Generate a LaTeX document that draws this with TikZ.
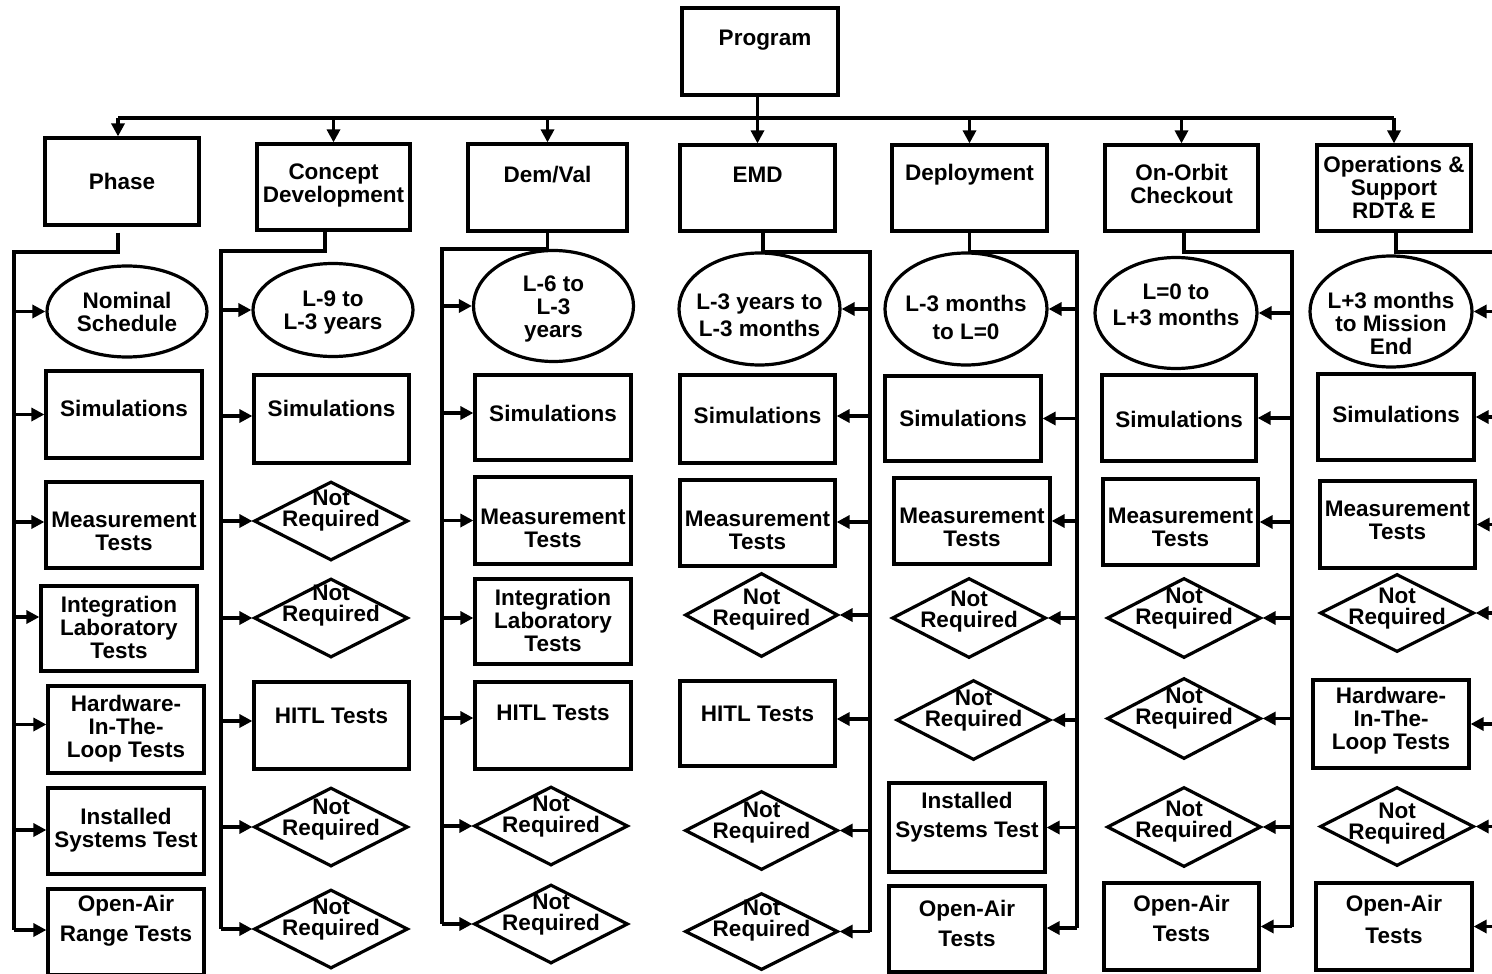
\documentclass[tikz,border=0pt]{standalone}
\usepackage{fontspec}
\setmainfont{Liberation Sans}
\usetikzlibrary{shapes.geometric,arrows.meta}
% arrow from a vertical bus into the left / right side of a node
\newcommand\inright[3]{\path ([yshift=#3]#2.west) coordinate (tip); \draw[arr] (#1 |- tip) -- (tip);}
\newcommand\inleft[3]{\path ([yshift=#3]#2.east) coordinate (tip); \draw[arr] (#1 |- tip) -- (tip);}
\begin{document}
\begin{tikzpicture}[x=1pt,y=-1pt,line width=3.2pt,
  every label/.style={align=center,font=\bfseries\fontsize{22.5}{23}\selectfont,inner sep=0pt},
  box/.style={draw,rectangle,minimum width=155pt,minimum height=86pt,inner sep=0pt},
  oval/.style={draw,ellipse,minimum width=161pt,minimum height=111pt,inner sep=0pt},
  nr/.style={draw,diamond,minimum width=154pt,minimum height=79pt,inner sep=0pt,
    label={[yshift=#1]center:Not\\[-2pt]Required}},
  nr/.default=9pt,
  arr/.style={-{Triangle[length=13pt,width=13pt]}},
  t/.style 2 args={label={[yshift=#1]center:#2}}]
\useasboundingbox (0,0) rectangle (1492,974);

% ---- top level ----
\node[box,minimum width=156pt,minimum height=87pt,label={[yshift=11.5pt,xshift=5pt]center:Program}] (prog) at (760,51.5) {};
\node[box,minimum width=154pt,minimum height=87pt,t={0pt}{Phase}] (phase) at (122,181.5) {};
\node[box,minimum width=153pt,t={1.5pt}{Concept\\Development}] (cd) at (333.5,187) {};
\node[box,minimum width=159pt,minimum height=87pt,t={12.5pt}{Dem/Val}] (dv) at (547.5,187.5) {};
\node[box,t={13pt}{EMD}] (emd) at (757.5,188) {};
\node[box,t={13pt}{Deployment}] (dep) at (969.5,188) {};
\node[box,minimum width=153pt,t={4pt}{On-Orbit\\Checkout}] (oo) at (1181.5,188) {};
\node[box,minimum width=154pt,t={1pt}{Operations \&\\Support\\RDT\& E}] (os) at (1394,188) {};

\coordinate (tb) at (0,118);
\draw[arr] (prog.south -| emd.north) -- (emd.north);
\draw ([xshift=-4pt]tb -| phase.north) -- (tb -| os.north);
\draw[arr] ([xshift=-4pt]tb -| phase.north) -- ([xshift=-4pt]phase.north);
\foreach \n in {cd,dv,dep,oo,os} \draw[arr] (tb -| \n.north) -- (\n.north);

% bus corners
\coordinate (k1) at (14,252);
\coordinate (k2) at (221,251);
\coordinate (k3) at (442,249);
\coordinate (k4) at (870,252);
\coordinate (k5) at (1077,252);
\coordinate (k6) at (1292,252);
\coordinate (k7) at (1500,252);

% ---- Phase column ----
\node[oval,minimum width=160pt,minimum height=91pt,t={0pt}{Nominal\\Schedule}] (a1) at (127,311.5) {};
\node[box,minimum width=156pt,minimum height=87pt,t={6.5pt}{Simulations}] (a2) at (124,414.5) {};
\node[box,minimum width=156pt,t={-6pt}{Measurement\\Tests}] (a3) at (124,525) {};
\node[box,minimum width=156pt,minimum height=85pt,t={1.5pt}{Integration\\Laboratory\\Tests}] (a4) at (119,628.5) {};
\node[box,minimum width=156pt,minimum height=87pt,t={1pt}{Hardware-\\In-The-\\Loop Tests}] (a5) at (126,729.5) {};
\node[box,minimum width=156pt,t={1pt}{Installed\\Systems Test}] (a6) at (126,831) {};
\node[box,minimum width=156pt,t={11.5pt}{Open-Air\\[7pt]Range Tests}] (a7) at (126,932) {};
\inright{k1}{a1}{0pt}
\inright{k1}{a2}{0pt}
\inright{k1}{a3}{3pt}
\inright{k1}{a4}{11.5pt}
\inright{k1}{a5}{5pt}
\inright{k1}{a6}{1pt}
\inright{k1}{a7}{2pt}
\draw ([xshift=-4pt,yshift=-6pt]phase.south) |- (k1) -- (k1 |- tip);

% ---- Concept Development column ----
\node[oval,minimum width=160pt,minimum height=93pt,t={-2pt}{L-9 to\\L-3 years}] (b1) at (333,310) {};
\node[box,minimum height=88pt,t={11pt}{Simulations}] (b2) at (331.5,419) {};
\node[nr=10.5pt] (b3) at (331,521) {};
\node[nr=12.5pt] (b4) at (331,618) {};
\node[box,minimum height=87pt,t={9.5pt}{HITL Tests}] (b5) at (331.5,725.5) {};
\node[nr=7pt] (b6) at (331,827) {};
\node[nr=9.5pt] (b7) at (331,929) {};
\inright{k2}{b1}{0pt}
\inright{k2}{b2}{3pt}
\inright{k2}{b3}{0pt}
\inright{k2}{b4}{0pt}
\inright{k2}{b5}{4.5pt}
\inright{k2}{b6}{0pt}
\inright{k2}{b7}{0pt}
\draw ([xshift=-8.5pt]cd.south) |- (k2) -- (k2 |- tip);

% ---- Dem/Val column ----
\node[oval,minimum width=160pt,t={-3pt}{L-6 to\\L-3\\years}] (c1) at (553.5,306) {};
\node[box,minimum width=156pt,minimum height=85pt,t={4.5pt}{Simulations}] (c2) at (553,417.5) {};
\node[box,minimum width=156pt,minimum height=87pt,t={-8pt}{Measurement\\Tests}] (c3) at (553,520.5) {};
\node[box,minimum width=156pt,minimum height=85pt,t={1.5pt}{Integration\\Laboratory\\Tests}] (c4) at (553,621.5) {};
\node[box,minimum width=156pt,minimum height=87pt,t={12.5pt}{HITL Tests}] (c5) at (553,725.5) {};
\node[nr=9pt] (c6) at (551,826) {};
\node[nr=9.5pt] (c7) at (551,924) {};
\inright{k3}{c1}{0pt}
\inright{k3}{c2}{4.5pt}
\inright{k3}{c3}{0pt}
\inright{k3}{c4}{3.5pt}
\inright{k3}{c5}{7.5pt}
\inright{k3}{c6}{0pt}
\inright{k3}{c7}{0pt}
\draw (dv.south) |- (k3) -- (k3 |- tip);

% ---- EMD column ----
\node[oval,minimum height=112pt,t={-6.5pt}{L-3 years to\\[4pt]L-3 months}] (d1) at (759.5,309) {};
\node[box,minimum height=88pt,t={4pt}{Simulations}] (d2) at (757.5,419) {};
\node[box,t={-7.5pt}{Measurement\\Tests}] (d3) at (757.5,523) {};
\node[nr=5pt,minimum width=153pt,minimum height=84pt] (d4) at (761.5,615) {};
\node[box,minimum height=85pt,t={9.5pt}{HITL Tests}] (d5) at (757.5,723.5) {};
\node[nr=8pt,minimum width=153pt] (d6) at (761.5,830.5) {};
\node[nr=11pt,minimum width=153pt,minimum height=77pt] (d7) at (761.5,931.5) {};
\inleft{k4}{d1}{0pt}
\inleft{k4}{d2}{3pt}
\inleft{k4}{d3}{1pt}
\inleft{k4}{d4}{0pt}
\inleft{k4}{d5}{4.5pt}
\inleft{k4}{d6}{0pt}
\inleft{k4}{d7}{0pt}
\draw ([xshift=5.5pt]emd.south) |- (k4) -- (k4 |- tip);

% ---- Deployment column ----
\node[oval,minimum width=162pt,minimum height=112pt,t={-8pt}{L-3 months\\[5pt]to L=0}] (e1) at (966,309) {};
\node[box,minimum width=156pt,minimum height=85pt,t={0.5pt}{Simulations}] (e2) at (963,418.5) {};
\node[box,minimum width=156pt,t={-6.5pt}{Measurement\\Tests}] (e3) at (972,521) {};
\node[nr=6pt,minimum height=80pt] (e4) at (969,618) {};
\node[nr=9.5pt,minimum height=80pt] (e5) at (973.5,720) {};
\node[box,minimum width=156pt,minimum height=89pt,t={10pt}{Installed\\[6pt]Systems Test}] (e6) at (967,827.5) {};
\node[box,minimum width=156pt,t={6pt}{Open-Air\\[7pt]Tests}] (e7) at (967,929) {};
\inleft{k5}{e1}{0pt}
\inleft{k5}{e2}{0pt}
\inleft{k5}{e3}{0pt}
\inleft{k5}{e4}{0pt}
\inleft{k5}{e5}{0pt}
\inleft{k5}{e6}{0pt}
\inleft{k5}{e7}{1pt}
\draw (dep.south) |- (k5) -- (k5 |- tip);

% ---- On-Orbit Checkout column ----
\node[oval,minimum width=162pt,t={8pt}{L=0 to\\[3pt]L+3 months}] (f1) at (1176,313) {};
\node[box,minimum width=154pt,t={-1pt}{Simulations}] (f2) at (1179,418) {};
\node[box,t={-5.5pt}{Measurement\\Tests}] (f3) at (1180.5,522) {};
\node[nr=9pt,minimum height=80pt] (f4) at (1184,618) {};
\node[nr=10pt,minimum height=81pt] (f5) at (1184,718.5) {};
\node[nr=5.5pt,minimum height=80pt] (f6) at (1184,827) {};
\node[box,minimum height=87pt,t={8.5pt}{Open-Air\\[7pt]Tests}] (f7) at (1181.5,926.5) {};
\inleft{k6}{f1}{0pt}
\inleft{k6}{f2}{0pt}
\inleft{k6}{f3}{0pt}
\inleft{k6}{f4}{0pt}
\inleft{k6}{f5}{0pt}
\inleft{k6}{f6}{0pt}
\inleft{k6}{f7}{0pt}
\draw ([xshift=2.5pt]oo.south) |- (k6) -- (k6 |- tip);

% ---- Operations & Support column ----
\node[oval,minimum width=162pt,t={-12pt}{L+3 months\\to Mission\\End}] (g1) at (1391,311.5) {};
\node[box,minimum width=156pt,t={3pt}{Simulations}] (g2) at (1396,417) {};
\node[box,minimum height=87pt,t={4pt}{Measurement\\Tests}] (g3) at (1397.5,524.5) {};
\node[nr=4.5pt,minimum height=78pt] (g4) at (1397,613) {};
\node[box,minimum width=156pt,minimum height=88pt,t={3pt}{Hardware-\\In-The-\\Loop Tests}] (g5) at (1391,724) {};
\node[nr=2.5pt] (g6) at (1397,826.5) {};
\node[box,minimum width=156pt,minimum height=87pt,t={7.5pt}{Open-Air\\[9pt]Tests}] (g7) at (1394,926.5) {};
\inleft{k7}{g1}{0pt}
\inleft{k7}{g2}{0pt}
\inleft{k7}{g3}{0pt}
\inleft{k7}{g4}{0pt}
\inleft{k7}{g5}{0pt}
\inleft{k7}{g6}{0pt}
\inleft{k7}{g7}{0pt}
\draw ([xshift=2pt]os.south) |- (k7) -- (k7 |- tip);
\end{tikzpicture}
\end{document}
------------------------
OBJECTIVE: Extract, word for word, each line from the top of the data down to and including the line with "(0,0) rectangle (1492,974);"; skip the pictures.

ANSWER IN FULL:
Generate a LaTeX document that draws this with TikZ.
\documentclass[tikz,border=0pt]{standalone}
\usepackage{fontspec}
\setmainfont{Liberation Sans}
\usetikzlibrary{shapes.geometric,arrows.meta}
% arrow from a vertical bus into the left / right side of a node
\newcommand\inright[3]{\path ([yshift=#3]#2.west) coordinate (tip); \draw[arr] (#1 |- tip) -- (tip);}
\newcommand\inleft[3]{\path ([yshift=#3]#2.east) coordinate (tip); \draw[arr] (#1 |- tip) -- (tip);}
\begin{document}
\begin{tikzpicture}[x=1pt,y=-1pt,line width=3.2pt,
  every label/.style={align=center,font=\bfseries\fontsize{22.5}{23}\selectfont,inner sep=0pt},
  box/.style={draw,rectangle,minimum width=155pt,minimum height=86pt,inner sep=0pt},
  oval/.style={draw,ellipse,minimum width=161pt,minimum height=111pt,inner sep=0pt},
  nr/.style={draw,diamond,minimum width=154pt,minimum height=79pt,inner sep=0pt,
    label={[yshift=#1]center:Not\\[-2pt]Required}},
  nr/.default=9pt,
  arr/.style={-{Triangle[length=13pt,width=13pt]}},
  t/.style 2 args={label={[yshift=#1]center:#2}}]
\useasboundingbox (0,0) rectangle (1492,974);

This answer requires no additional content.